Abstract

ABSTRACT It is fruitless to interpret Constant's modern liberty from the binary perspective of either the negative/positive freedom opposition or the liberal/republican freedom opposition. Both oppositional perspectives reduce the relationally complex nature of modern liberty to one or another component of the relation. Such reduction inevitably results in an incomplete and, therefore, inadequate interpretation of Constant's modern liberty. Consequently, either of these binary frames of interpretation obscures rather than illuminates the full nature of Constant's modern liberty.

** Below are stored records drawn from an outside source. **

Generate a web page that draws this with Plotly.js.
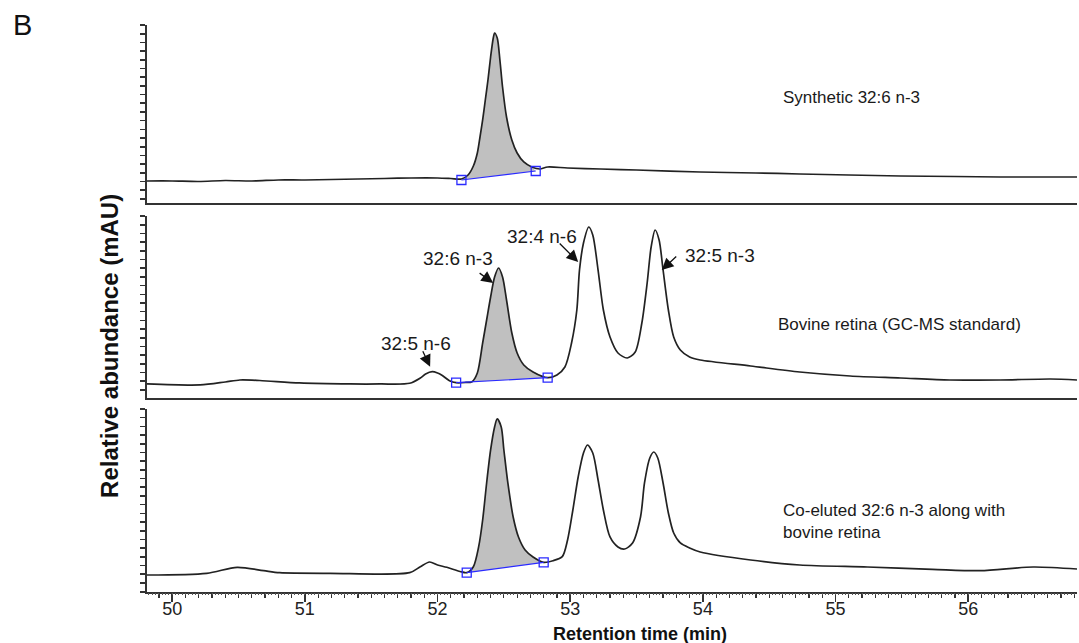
<!DOCTYPE html>
<html><head><meta charset="utf-8">
<script src="https://cdn.plot.ly/plotly-3.0.1.min.js"></script>
<style>html,body{margin:0;padding:0;background:#fff}#chart{width:1079px;height:643px}</style>
</head><body><div id="chart"></div>
<script>
// Panel 1: Synthetic 32:6 n-3 (retention time, min / abundance, arbitrary units)
const time1 = [49.81,50.00,50.20,50.40,50.60,50.80,51.00,51.20,51.40,51.60,51.80,52.00,52.10,52.18,52.23,52.27,52.30,52.32,52.34,52.36,52.38,52.40,52.42,52.43,52.45,52.47,52.49,52.52,52.56,52.60,52.65,52.71,52.77,52.83,52.98,53.23,53.50,53.98,54.40,54.73,55.10,55.49,55.90,56.24,56.60,56.82];
const abund1 = [22,22,21.5,22.5,22,23,23,23.5,24,24.5,25,25,24.5,24,28,37,50,66,83,103,123,146,165,170,165,143,116,86,63,50,41,36,34,36,35,34,33,31,30,29,28,27,26.5,26,26,26];
// Panel 2: Bovine retina (GC-MS standard)
const time2 = [49.81,50.21,50.40,50.51,50.66,50.96,51.34,51.57,51.79,51.87,51.91,51.96,52.00,52.03,52.09,52.14,52.21,52.26,52.30,52.34,52.37,52.40,52.43,52.46,52.49,52.52,52.56,52.60,52.65,52.72,52.83,52.90,52.96,53.01,53.05,53.07,53.10,53.14,53.17,53.21,53.25,53.30,53.36,53.43,53.49,53.54,53.58,53.61,53.64,53.67,53.70,53.74,53.78,53.83,53.90,53.98,54.36,54.73,55.11,55.49,55.86,56.24,56.62,56.82];
const abund2 = [14,13,16,18,17.5,15,14,14,14.7,20,24,26.3,25,23,17.3,15.3,15.5,16.3,25,55,78,101,121,130,121,98,65,45,33,26,20.3,23,31,55,88,128,155,171,163,128,88,61,45,40,46,75,115,151,168,158,128,88,61,48,41,38,32,26,22,20,18,18,19,18];
// Panel 3: Co-eluted 32:6 n-3 along with bovine retina
const time3 = [49.81,50.26,50.49,50.69,50.81,51.19,51.79,51.87,51.94,52.00,52.07,52.17,52.22,52.27,52.31,52.34,52.37,52.40,52.43,52.45,52.48,52.50,52.53,52.57,52.61,52.66,52.72,52.80,52.87,52.94,52.98,53.02,53.06,53.10,53.13,53.17,53.21,53.25,53.30,53.36,53.41,53.47,53.53,53.56,53.60,53.63,53.66,53.70,53.74,53.78,53.83,53.90,53.98,54.36,54.73,55.24,55.73,56.09,56.49,56.82];
const abund3 = [17,18.7,24.7,21.3,19.3,18.7,19.3,25.3,30,27,24.7,20.5,19.3,25.3,45.3,72,109,142,165,173,165,142,109,75,55,42,35,29.7,31.3,35.3,52,82,115,139,147,139,112,82,55,45,43,49,75,109,134,140,134,109,79,59,49,44,40,32,27,25,22.7,21.3,25,23];

// Integration baseline markers (start / end) per panel
const intTime1 = [52.18, 52.74], intAbund1 = [23, 32];
const intTime2 = [52.14, 52.83], intAbund2 = [15.3, 20.3];
const intTime3 = [52.22, 52.80], intAbund3 = [19.3, 29.7];

const panelLabels = ["Synthetic 32:6 n-3", "Bovine retina (GC-MS standard)", "Co-eluted 32:6 n-3 along with<br>bovine retina"];
const peakNames = ["32:5 n-6", "32:6 n-3", "32:4 n-6", "32:5 n-3"];
const peakTimes = [51.944, 52.419, 53.06, 53.69];
const peakAbund = [31.3, 115, 136, 128];
const peakLabelTimes = [51.839, 52.155, 52.788, 54.13];
const peakLabelAbund = [54, 140, 162, 143];
const xTickVals = [50, 51, 52, 53, 54, 55, 56];

const FONT = "Liberation Sans, Arial, Helvetica, sans-serif";
const XR = [49.81, 56.82];
const yRanges = [[0,178],[0,182],[0,183]];
const domains = [[0.6861,1],[0.3422,0.6631],[0,0.3228]];

const panels = [
  {t: time1, a: abund1, it: intTime1, ia: intAbund1},
  {t: time2, a: abund2, it: intTime2, ia: intAbund2},
  {t: time3, a: abund3, it: intTime3, ia: intAbund3}
];

const traces = [];
panels.forEach((p, i) => {
  const xa = i === 0 ? 'x' : 'x' + (i+1);
  const ya = i === 0 ? 'y' : 'y' + (i+1);
  const fx = [p.it[0]], fy = [p.ia[0]];
  p.t.forEach((t, k) => { if (t > p.it[0] && t < p.it[1]) { fx.push(t); fy.push(p.a[k]); } });
  fx.push(p.it[1]); fy.push(p.ia[1]);
  traces.push({x: fx, y: fy, xaxis: xa, yaxis: ya, mode: 'lines', fill: 'toself',
    fillcolor: '#c0c0c0', line: {width: 0, shape: 'spline', smoothing: 0.8}, hoverinfo: 'skip', showlegend: false});
  traces.push({x: p.t, y: p.a, xaxis: xa, yaxis: ya, mode: 'lines',
    line: {color: '#222', width: 1.7, shape: 'spline', smoothing: 0.8}, showlegend: false});
  traces.push({x: p.it, y: p.ia, xaxis: xa, yaxis: ya, mode: 'lines+markers',
    line: {color: '#2a2aff', width: 1.2},
    marker: {symbol: 'square-open', size: 9, color: '#2a2aff', line: {width: 1.3, color: '#2a2aff'}},
    showlegend: false});
});
// empty trace so the fine-tick overlay axis is drawn
traces.push({x: [], y: [], xaxis: 'x4', yaxis: 'y3', mode: 'lines', showlegend: false});

const layout = {
  width: 1079, height: 643,
  margin: {l: 147, r: 2, t: 25, b: 51},
  paper_bgcolor: '#fff', plot_bgcolor: '#fff',
  font: {family: FONT, color: '#1a1a1a', size: 18},
  showlegend: false,
  annotations: []
};

for (let i = 0; i < 3; i++) {
  const xk = i === 0 ? 'xaxis' : 'xaxis' + (i+1);
  const yk = i === 0 ? 'yaxis' : 'yaxis' + (i+1);
  const ya = i === 0 ? 'y' : 'y' + (i+1);
  layout[yk] = {domain: domains[i], range: yRanges[i], anchor: i === 0 ? 'x' : 'x' + (i+1),
    showline: true, linecolor: '#333', linewidth: 1.6, mirror: false,
    ticks: 'outside', ticklen: 5, tickwidth: 1.6, tickcolor: '#333',
    tick0: yRanges[i][1], dtick: 8.7, showticklabels: false, showgrid: false, zeroline: false, fixedrange: true};
  layout[xk] = {range: XR, anchor: ya, showline: true, linecolor: '#333', linewidth: 1.6,
    showgrid: false, zeroline: false, ticks: '', showticklabels: false, fixedrange: true};
  if (i > 0) layout[xk].matches = 'x';
}
Object.assign(layout.xaxis3, {
  ticks: 'outside', ticklen: 8, tickwidth: 1.6, tickcolor: '#333',
  tickmode: 'array', tickvals: xTickVals, ticktext: xTickVals.map(String),
  showticklabels: true, tickfont: {size: 18, family: FONT, color: '#222'}, ticklabelstandoff: -8,
  minor: {ticks: 'outside', dtick: 0.1, tick0: 0, ticklen: 4, tickwidth: 1.2, tickcolor: '#333', showgrid: false}
});
layout.xaxis4 = {overlaying: 'x3', anchor: 'y3', range: XR, showline: false, showgrid: false, zeroline: false,
  ticks: 'outside', ticklen: 2, tickwidth: 1, tickcolor: '#555', tick0: 0, dtick: 0.025, showticklabels: false, fixedrange: true};

const labelPos = [[54.59, 105], [54.55, 73], [54.59, 70]];
panelLabels.forEach((txt, i) => {
  layout.annotations.push({text: txt, xref: i === 0 ? 'x' : 'x' + (i+1), yref: i === 0 ? 'y' : 'y' + (i+1),
    x: labelPos[i][0], y: labelPos[i][1], xanchor: 'left', yanchor: 'middle', align: 'left', showarrow: false,
    font: {size: 17, family: FONT, color: '#1a1a1a'}});
});
const arrowOff = [[-8,-17],[-15,-11],[-20,-20],[16,-15]];
peakNames.forEach((nm, k) => {
  layout.annotations.push({text: '', xref: 'x2', yref: 'y2', x: peakTimes[k], y: peakAbund[k],
    showarrow: true, arrowhead: 2, arrowsize: 1.8, arrowwidth: 1.3, arrowcolor: '#111',
    ax: arrowOff[k][0], ay: arrowOff[k][1], standoff: 0, startstandoff: 0});
  layout.annotations.push({text: nm, xref: 'x2', yref: 'y2', x: peakLabelTimes[k], y: peakLabelAbund[k],
    showarrow: false, xanchor: 'center', yanchor: 'middle', font: {size: 19, family: FONT, color: '#1a1a1a'}});
});
layout.annotations.push({text: '<b>Retention time (min)</b>', xref: 'paper', yref: 'paper', x: 0.530, y: -0.074,
  xanchor: 'center', yanchor: 'middle', showarrow: false, font: {size: 18, family: FONT, color: '#111'}});
layout.annotations.push({text: '<b>Relative abundance (mAU)</b>', xref: 'paper', yref: 'paper', x: -0.0398, y: 0.434,
  xanchor: 'center', yanchor: 'middle', textangle: -90, showarrow: false, font: {size: 24, family: FONT, color: '#111'}});
layout.annotations.push({text: 'B', xref: 'paper', yref: 'paper', x: -0.134, y: 1.0,
  xanchor: 'center', yanchor: 'middle', showarrow: false, font: {size: 29, family: FONT, color: '#111'}});

Plotly.newPlot('chart', traces, layout, {staticPlot: true, displayModeBar: false});
</script></body></html>
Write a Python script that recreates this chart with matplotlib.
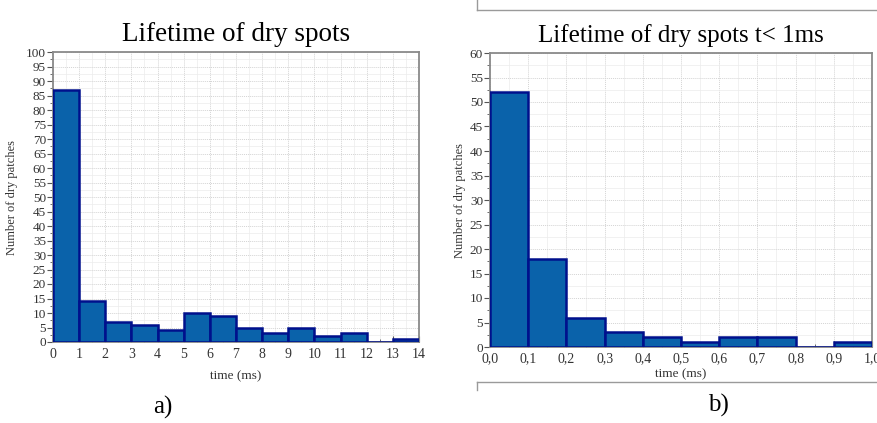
import numpy as np
import matplotlib
matplotlib.use("Agg")
import matplotlib.pyplot as plt
from matplotlib.lines import Line2D
from matplotlib.ticker import MultipleLocator, FuncFormatter

plt.rcParams['font.family'] = ['Liberation Serif', 'DejaVu Serif']

# panel a: lifetime of dry spots, 1 ms bins
edges_a = np.arange(0, 15, 1)
counts_a = [87, 14, 7, 6, 4, 10, 9, 5, 3, 5, 2, 3, 0, 1]

# panel b: lifetime < 1 ms, 0.1 ms bins
edges_b = np.round(np.arange(0, 1.01, 0.1), 1)
counts_b = [52, 18, 6, 3, 2, 1, 2, 2, 0, 1]

FILL = '#0a62aa'
EDGE = '#00108c'
SPINE = '#8a8a8a'

W, H = 878, 423
fig = plt.figure(figsize=(W / 100, H / 100), dpi=100)


def px_axes(l, t, r, b):
    return fig.add_axes([l / W, 1 - b / H, (r - l) / W, (b - t) / H])


def style(ax, xmajor, xminor, ymajor, yminor):
    ax.xaxis.set_major_locator(MultipleLocator(xmajor))
    ax.xaxis.set_minor_locator(MultipleLocator(xminor))
    ax.yaxis.set_major_locator(MultipleLocator(ymajor))
    ax.yaxis.set_minor_locator(MultipleLocator(yminor))
    ax.grid(which='major', color='#d4d4d4', linestyle=(0, (1, 1)), linewidth=0.7)
    ax.grid(which='minor', color='#ececec', linestyle='-', linewidth=0.5)
    ax.set_axisbelow(True)
    for s in ax.spines.values():
        s.set_color(SPINE)
        s.set_linewidth(1.3)
    ax.tick_params(axis='y', which='major', direction='out', length=4, color='#555555',
                   labelsize=9.5, labelcolor='#333333', pad=1)
    ax.tick_params(axis='y', which='minor', direction='out', length=2, color='#555555')
    ax.tick_params(axis='x', which='major', direction='in', length=4, color='#555555',
                   labelsize=10, labelcolor='#333333', pad=4)
    ax.tick_params(axis='x', which='minor', direction='in', length=2, color='#555555')


# ---- panel a
ax1 = px_axes(53, 52, 419, 342)
ax1.bar(edges_a[:-1], counts_a, width=np.diff(edges_a), align='edge',
        color=FILL, edgecolor=EDGE, linewidth=1.8, zorder=3)
ax1.set_xlim(0, 14)
ax1.set_ylim(0, 100)
style(ax1, 1, 0.5, 5, 2.5)
ax1.set_title('Lifetime of dry spots', fontsize=19.5, pad=8)
ax1.set_xlabel('time (ms)', fontsize=9.5, color='#333333', labelpad=7)
ax1.set_ylabel('Number of dry patches', fontsize=9, color='#333333', labelpad=6)

# ---- panel b
ax2 = px_axes(490, 53, 872, 347)
ax2.bar(edges_b[:-1], counts_b, width=np.diff(edges_b), align='edge',
        color=FILL, edgecolor=EDGE, linewidth=1.8, zorder=3)
ax2.set_xlim(0, 1)
ax2.set_ylim(0, 60)
style(ax2, 0.1, 0.05, 5, 2.5)
ax2.xaxis.set_major_formatter(FuncFormatter(lambda v, p: f'{v:.1f}'.replace('.', ',')))
ax2.set_title('Lifetime of dry spots t< 1ms', fontsize=18, pad=8)
ax2.set_xlabel('time (ms)', fontsize=9.5, color='#333333', labelpad=2)
ax2.set_ylabel('Number of dry patches', fontsize=9, color='#333333', labelpad=3)

# frame lines around panel b image
frame = '#9a9a9a'
for xs, ys in [([477, 878], [10, 10]), ([477, 477], [0, 10]),
               ([477, 878], [382, 382]), ([477, 477], [382, 390])]:
    fig.add_artist(Line2D([x / W for x in xs], [1 - y / H for y in ys],
                          color=frame, linewidth=1.0, transform=fig.transFigure))

fig.text(163 / W, 1 - 407 / H, 'a)', fontsize=18, ha='center', va='center')
fig.text(718 / W, 1 - 405 / H, 'b)', fontsize=18, ha='center', va='center')

fig.savefig('out.png', dpi=100)
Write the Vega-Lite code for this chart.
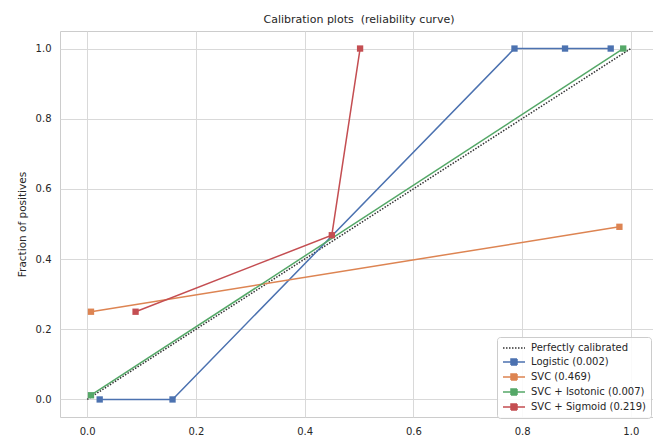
{
  "$schema": "https://vega.github.io/schema/vega-lite/v6.json",
  "width": 598,
  "height": 386,
  "autosize": {"type": "none"},
  "padding": {"left": 60, "top": 31, "right": 0, "bottom": 24},
  "background": "white",
  "title": {
    "text": "Calibration plots \u00a0(reliability curve)",
    "fontSize": 11,
    "font": "DejaVu Sans",
    "fontWeight": "normal",
    "color": "#262626",
    "offset": 6,
    "anchor": "middle"
  },
  "config": {
    "view": {"stroke": "#cccccc", "strokeWidth": 1},
    "axis": {
      "grid": true,
      "gridColor": "#d9d9d9",
      "gridWidth": 1,
      "ticks": false,
      "domain": false,
      "labelFont": "DejaVu Sans",
      "labelFontSize": 10,
      "labelColor": "#262626",
      "labelPadding": 9,
      "titleFont": "DejaVu Sans",
      "titleFontSize": 10.5,
      "titleFontWeight": "normal",
      "titleColor": "#262626"
    },
    "legend": {
      "labelFont": "DejaVu Sans",
      "labelFontSize": 10,
      "labelColor": "#262626"
    }
  },
  "data": {
    "values": [
      {"series": "Perfectly calibrated", "x": 0, "y": 0},
      {"series": "Perfectly calibrated", "x": 1, "y": 1},
      {"series": "Logistic (0.002)", "x": 0.023, "y": 0.0},
      {"series": "Logistic (0.002)", "x": 0.157, "y": 0.0},
      {"series": "Logistic (0.002)", "x": 0.786, "y": 1.0},
      {"series": "Logistic (0.002)", "x": 0.879, "y": 1.0},
      {"series": "Logistic (0.002)", "x": 0.963, "y": 1.0},
      {"series": "SVC (0.469)", "x": 0.007, "y": 0.25},
      {"series": "SVC (0.469)", "x": 0.979, "y": 0.492},
      {"series": "SVC + Isotonic (0.007)", "x": 0.007, "y": 0.012},
      {"series": "SVC + Isotonic (0.007)", "x": 0.986, "y": 1.0},
      {"series": "SVC + Sigmoid (0.219)", "x": 0.089, "y": 0.25},
      {"series": "SVC + Sigmoid (0.219)", "x": 0.45, "y": 0.468},
      {"series": "SVC + Sigmoid (0.219)", "x": 0.502, "y": 1.0}
    ]
  },
  "encoding": {
    "x": {
      "field": "x", "type": "quantitative",
      "scale": {"domain": [-0.05, 1.05], "nice": false, "zero": false},
      "axis": {"values": [0, 0.2, 0.4, 0.6, 0.8, 1.0], "format": ".1f", "title": null}
    },
    "y": {
      "field": "y", "type": "quantitative",
      "scale": {"domain": [-0.05, 1.05], "nice": false, "zero": false},
      "axis": {"values": [0, 0.2, 0.4, 0.6, 0.8, 1.0], "format": ".1f", "title": "Fraction of positives", "titlePadding": 8}
    },
    "color": {
      "field": "series", "type": "nominal",
      "scale": {
        "domain": ["Perfectly calibrated", "Logistic (0.002)", "SVC (0.469)", "SVC + Isotonic (0.007)", "SVC + Sigmoid (0.219)"],
        "range": ["#333333", "#4C72B0", "#DD8452", "#55A868", "#C44E52"]
      },
      "legend": {
        "title": null,
        "orient": "none",
        "legendX": 437,
        "legendY": 306,
        "fillColor": "rgba(255,255,255,0.85)",
        "strokeColor": "#cccccc",
        "cornerRadius": 3,
        "padding": 5,
        "rowPadding": 3,
        "symbolSize": 100,
        "symbolOffset": 6,
        "symbolStrokeWidth": 1.5,
        "labelOffset": 11,
        "encode": {
          "symbols": {
            "update": {
              "shape": {"signal": "datum.value === 'Perfectly calibrated' ? 'M-2.2,0H2.2' : 'M-2.2,0H2.2M-0.6,-0.6H0.6V0.6H-0.6Z'"},
              "fill": {"signal": "datum.value === 'Perfectly calibrated' ? 'transparent' : scale('color', datum.value)"},
              "stroke": {"signal": "scale('color', datum.value)"},
              "strokeDash": {"signal": "datum.value === 'Perfectly calibrated' ? [1.5, 1.5] : [1, 0]"},
              "opacity": {"value": 1}
            }
          }
        }
      }
    }
  },
  "layer": [
    {
      "transform": [{"filter": "datum.series === 'Perfectly calibrated'"}],
      "mark": {"type": "line", "strokeWidth": 1.5, "strokeDash": [1.5, 1.5]}
    },
    {
      "transform": [{"filter": "datum.series !== 'Perfectly calibrated'"}],
      "mark": {"type": "line", "strokeWidth": 1.5}
    },
    {
      "transform": [{"filter": "datum.series !== 'Perfectly calibrated'"}],
      "mark": {"type": "point", "shape": "square", "filled": true, "size": 40, "opacity": 1}
    }
  ]
}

Boxed into their irreconcilably opposed alternatives, both binary perspectives fail to appreciate that Constant's conception of modern liberty is a complex achievement irreducible without loss to either liberal negative liberty as non-interference or republican freedom as non-domination. Nor does combining liberal negative freedom and positive freedom (in the sense of ancient liberty), as Holmes well establishes, adequately tells the whole story of Constant's modern liberty. As a complex achievement, Constant's conception of modern liberty, I shall argue, blends negative freedom as associated with neo-Roman republican freedom as non-subjection to arbitrary power, negative freedom as non-interference, associated with the liberal tradition, positive freedom in the sense of inner self-development, and positive freedom as collective self-government or civic republican freedom.